On the integrality of nth roots of generating functions

Abstract

Motivated by the discovery that the eighth root of the theta series of the E_8 lattice and the 24th root of the theta series of the Leech lattice both have integer coefficients, we investigate the question of when an arbitrary element f∈R (where R=1+xZ〚x〛) can be written as f=g^n for g∈R, n⩾2. Let P_n:={g^n|g∈R} and let μ_n:=n∏_p|_np. We show among other things that (i) for f∈R, f∈P_n⇔f(mod μ_n)∈P_n, and (ii) if f∈P_n, there is a unique g∈P_n with coefficients mod μ_n/n such that f≡g^n(mod μ_n).
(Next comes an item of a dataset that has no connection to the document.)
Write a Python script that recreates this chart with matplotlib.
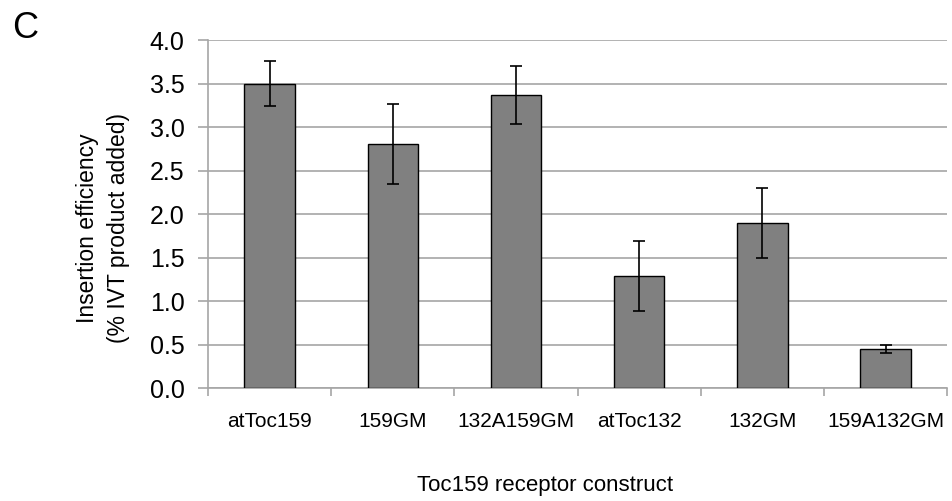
import numpy as np
import matplotlib
matplotlib.use("Agg")
from matplotlib import pyplot as plt

plt.rcParams['font.family'] = ['Liberation Sans', 'DejaVu Sans']

# data
constructs = ['atToc159', '159GM', '132A159GM', 'atToc132', '132GM', '159A132GM']
efficiency = [3.50, 2.81, 3.37, 1.29, 1.90, 0.45]
errors = [0.26, 0.46, 0.33, 0.40, 0.40, 0.05]
yticks = [0.0, 0.5, 1.0, 1.5, 2.0, 2.5, 3.0, 3.5, 4.0]

fig = plt.figure(figsize=(9.52, 5.01), dpi=100)
ax = fig.add_axes([0.2185, 0.2255, 0.7765, 0.6945])

x = np.arange(len(constructs))
ax.bar(x, efficiency, width=0.41, color='#808080', edgecolor='black',
       linewidth=1.0, zorder=3)
ax.errorbar(x, efficiency, yerr=errors, fmt='none', ecolor='black',
            elinewidth=1.2, capsize=4, capthick=1.2, zorder=4)

ax.set_xlim(-0.5, len(constructs) - 0.5)
ax.set_ylim(0, 4.0)
ax.set_yticks(yticks)
ax.set_yticklabels(['%.1f' % v for v in yticks], fontsize=18)
ax.yaxis.grid(True, color='#a6a6a6', linewidth=1.2, zorder=0)

# category labels between boundary ticks
ax.set_xticks(x)
ax.set_xticklabels(constructs, fontsize=15)
ax.tick_params(axis='x', length=0, pad=17)
ax.set_xticks(np.arange(-0.5, len(constructs)), minor=True)
ax.tick_params(axis='x', which='minor', length=6, color='#a6a6a6', width=1.2)
ax.tick_params(axis='y', length=7, color='#a6a6a6', width=1.2, pad=10)

for s in ['top', 'right']:
    ax.spines[s].set_visible(False)
for s in ['left', 'bottom']:
    ax.spines[s].set_color('#a6a6a6')
    ax.spines[s].set_linewidth(1.2)

fig.text(103 / 952, 1 - 228 / 501, 'Insertion efficiency\n(% IVT product added)',
         fontsize=16.5, rotation=90, ha='center', va='center', ma='center',
         linespacing=1.4)
fig.text(545 / 952, 1 - 485 / 501, 'Toc159 receptor construct', fontsize=16,
         ha='center', va='center')
fig.text(25 / 952, 1 - 29 / 501, 'C', fontsize=26, ha='center', va='center')

fig.savefig('out.png', dpi=100)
In particular, if f≡1(mod μ_n) then f∈P_n. The latter assertion implies that the theta series of any extremal even unimodular lattice in R^n (e.g. E_8 in R^8) is in P_n if n is of the form 2^i3^j5^k (i⩾3). There do not seem to be any exact analogues for codes, although we show that the weight enumerator of the rth order Reed–Muller code of length 2^m is in P_2r(and similarly that the theta series of the Barnes–Wall lattice BW_2m is in P_2m). We give a number of other results and conjectures, and establish a conjecture of Paul D. Hanna that there is a unique element f∈P_n (n⩾2) with coefficients restricted to the set {1,2,…,n}.